Press Kit


"A few years later, Skyrme left the Ventura force to be a probation officer. Eventually she turned her real-life experiences into fiction. She writes best-selling crime novels under the name Nancy Taylor Rosenberg. "

Officer Down

t's 25 years since Sgt. 'Dee' Dowell died in line of duty
By Colleen Cason u ccason@insidevc.com August 4, 2003

The Ventura PD dispatcher's voice came over the police radio on a cool August evening 25 years ago.
 
"1199," she said, her voice clear but taut with tension.
 
For a police officer, these are numbers like no other. They mean a fellow officer is in immediate danger, and every cop from every agency should head to the scene to offer aid.
For the Ventura Police Department, Aug. 7, 1978, was a day like no other.

A popular and promising officer became the first and only Ventura PD cop to die in the line of duty in the agency's 137-year history.

Sgt. Darlon "Dee" Dowell had been gunned down while making an arrest.

The events of that day changed lives and altered careers. Some repercussions came within hours; some played out over years.

For everyone, it shattered the illusion that big-city violence doesn't happen in Ventura.

Dowell came by being a cop honestly. His father, Horace, was a Santa Paula police officer who later served as the chief in the Central Valley town of Madera.

He came by his novel first name because his mother, Ada Lee, was an incurable romantic. She created names for her children that sounded like they came from a storybook -- Theron, Milaun and Darlon.

She meant it to be pronounced "Dare-lon." But most called him "Darlin'," and he hated that.
He cycled through a series of nicknames, his sister Milaun Lane recalled. But when he joined the force, his comrades took to calling him Dee.

Dowell never wanted to be anything but a cop and was recruited out of Fresno State by the Ventura PD in 1969.

He had married his high school sweetheart, Mickie. They had two children, Derrick and Deanne.

Dowell doted on his family. "If Dee was talking to his wife on the phone, the tone of his voice and his demeanor softened," said his longtime partner Don Bales. "He was the sweetest, gentlest husband and father."

Dowell also honed a reputation as a disciplined, by-the-book cop. "He could be a pain," said Carl Handy, who served under Dowell's command. "But he was my sergeant, and that's what he was supposed to be."

Dowell found a powerful mentor and dear friend in Capt. Bill Colston, whose father, Frank, was a legendary Ventura probation officer.

In 1975, when he was 29, Dowell was promoted to sergeant. Three weeks before the shooting, he graduated from advanced police training at the prestigious FBI Academy in Virginia.

He commanded the special investigations division, which made arrests in major crimes.

"Our job was to bring in the bad guys," said Handy, a junior member of the team.

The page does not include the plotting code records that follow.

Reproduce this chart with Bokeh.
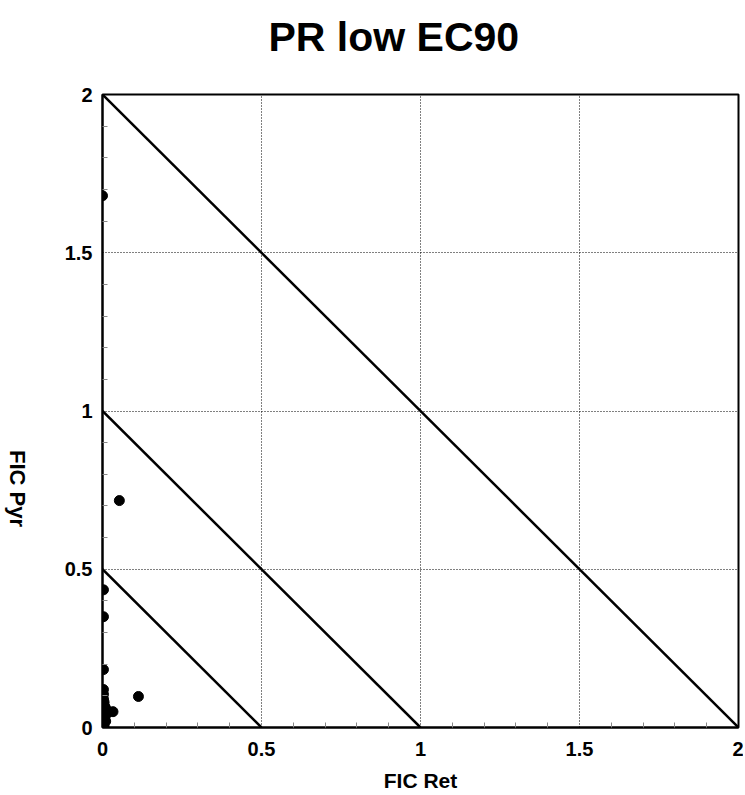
import math
from bokeh.plotting import figure
from bokeh.layouts import row
from bokeh.models import FixedTicker, Range1d, ColumnDataSource, Title, Label
from bokeh.embed import file_html
from bokeh.resources import INLINE

# FIC values (Retinoid on x, Pyr on y)
fic_ret = [0.0, 0.053, 0.003, 0.003, 0.003, 0.113, 0.033,
           0.003, 0.003, 0.003, 0.005, 0.003, 0.008, 0.01, 0.005,
           0.003, 0.008, 0.003, 0.01, 0.003, 0.005, 0.003, 0.015]
fic_pyr = [1.68, 0.717, 0.435, 0.35, 0.183, 0.098, 0.05,
           0.12, 0.105, 0.09, 0.08, 0.07, 0.065, 0.06, 0.05,
           0.04, 0.035, 0.025, 0.02, 0.01, 0.005, 0.0, 0.045]

# isobologram reference lines: x + y = level
iso_levels = [0.5, 1.0, 2.0]

major_ticks = [0, 0.5, 1, 1.5, 2]
tick_labels = ["0", "0.5", "1", "1.5", "2"]

FONT = "Liberation Sans"
H = 795
LAB_W = 34

# narrow strip holding the y-axis title (reads top to bottom)
lab = figure(width=LAB_W, height=H, output_backend="svg", toolbar_location=None,
             x_range=Range1d(0, 1), y_range=Range1d(0, 1), min_border=0)
lab.axis.visible = False
lab.grid.visible = False
lab.outline_line_color = None
lab.add_layout(Label(x=17, y=239, x_units="screen", y_units="screen",
                     text="FIC Pyr", angle=-math.pi / 2, text_align="center",
                     text_baseline="middle", text_font=FONT,
                     text_font_size="22px", text_font_style="bold",
                     text_color="black"))

p = figure(width=743 - LAB_W, height=H, output_backend="svg", toolbar_location=None,
           x_range=Range1d(0, 2), y_range=Range1d(0, 2),
           min_border_left=102 - LAB_W, min_border_right=5, min_border_top=94,
           min_border_bottom=H - 727)

# spacer between frame and title (keeps the title high without moving the frame)
p.add_layout(Title(text=" ", text_font_size="1px", standoff=27), "above")

p.title.text = "PR low EC90"
p.title.text_font = FONT
p.title.text_font_size = "41px"
p.title.text_font_style = "bold"
p.title.text_color = "black"
p.title.align = "left"
p.title.offset = 166
p.title.standoff = 10

p.outline_line_color = "black"
p.outline_line_width = 2
p.background_fill_color = "white"
p.border_fill_color = "white"

minor = [round(i * 0.1, 2) for i in range(21) if i % 5 != 0]
for ax in (p.xaxis[0], p.yaxis[0]):
    ax.ticker = FixedTicker(ticks=major_ticks, minor_ticks=minor)
    ax.major_label_overrides = {t: l for t, l in zip(major_ticks, tick_labels)}
    ax.major_label_text_font = FONT
    ax.major_label_text_font_size = "20px"
    ax.major_label_text_font_style = "bold"
    ax.major_label_text_color = "black"
    ax.axis_line_color = "black"
    ax.axis_line_width = 2
    ax.major_tick_in = 0
    ax.major_tick_out = 0
    ax.minor_tick_in = 5
    ax.minor_tick_out = 0
    ax.minor_tick_line_color = "#888888"

p.xaxis.major_label_standoff = 14
p.yaxis.major_label_standoff = 10

p.xaxis.axis_label = "FIC Ret"
p.xaxis.axis_label_text_font = FONT
p.xaxis.axis_label_text_font_size = "21px"
p.xaxis.axis_label_text_font_style = "bold"
p.xaxis.axis_label_text_color = "black"
p.xaxis.axis_label_standoff = 10

for g in (p.xgrid[0], p.ygrid[0]):
    g.ticker = FixedTicker(ticks=major_ticks)
    g.grid_line_color = "black"
    g.grid_line_dash = "1 2"
    g.grid_line_width = 1

for lv in iso_levels:
    p.line([0, lv], [lv, 0], line_color="black", line_width=2.5)

src = ColumnDataSource(dict(x=fic_ret, y=fic_pyr))
p.scatter("x", "y", source=src, size=10, color="black")

layout = row(lab, p, spacing=0)
open("out.html", "w").write(file_html(layout, INLINE))
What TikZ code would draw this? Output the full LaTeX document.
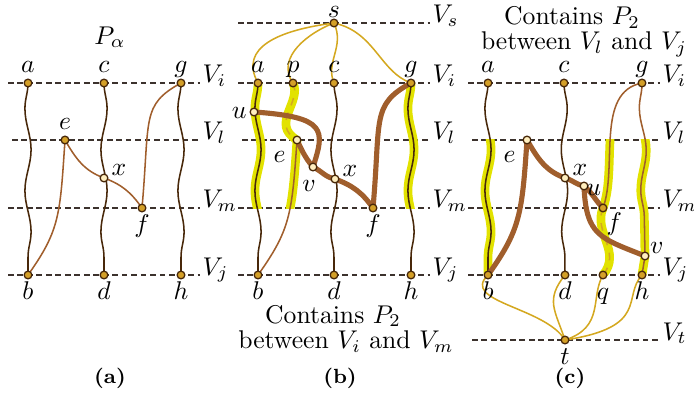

Officers believed Robert Kevin Lee fell into that category. Two days before Dowell's shooting, the 22-year-old auto mechanic and three other men were suspected of trying to rob a man at gunpoint at a bank night depository. Lee needed a few hundred dollars to pay for his pregnant wife's air fare to visit her family in Florida.

Officers took two suspects into custody that night. But Lee and another man escaped.

An informant supplied police with Lee's address on North Olive Street, two short blocks from the old Ventura PD headquarters. The Lees lived in a little frame house at the front of the property with their 2-year-old son, Kevin.
Officers cased the home and decided to make the arrest Monday evening, an hour before nightfall. Three were uniformed; the others wore royal blue jackets with "police" spelled out in 4-inch, white letters across the back.


"We had watched the place. We had the layout of it. We had a plan. Things just went wrong when we got in the door," according to Handy.

Seven officers surrounded the house. Investigator Don Bales knocked on the door and announced: "Police. Open the door."

The television blared inside. The curtains were drawn so officers couldn't see in.

Keith Kuhne, the other suspect in the robbery, opened the door. Bales pointed a shotgun at him. He put up his hands and backed up.

Lee's little boy sat on the sofa, taking this all in.

Officer Gary McCaskill and Dee Dowell followed Bales into the tiny living room.

Dowell had just crossed the threshold when Lee suddenly appeared in the back hall, shirtless and armed with a shotgun.

He shouldered the weapon and fired. One round of the powerful 00 buckshot hit Dowell in the back as he apparently tried to take cover.

At the station, dispatcher Nancy Skyrme monitored the arrest. She heard the bloodcurdling scream of Lee's son and the words "officer down."

With years of experience as a dispatcher in Dallas, she coolly sent out the signal to squelch all but emergency radio traffic, issued the 1199 distress call and dispatched ambulances. She did not know who had been hurt.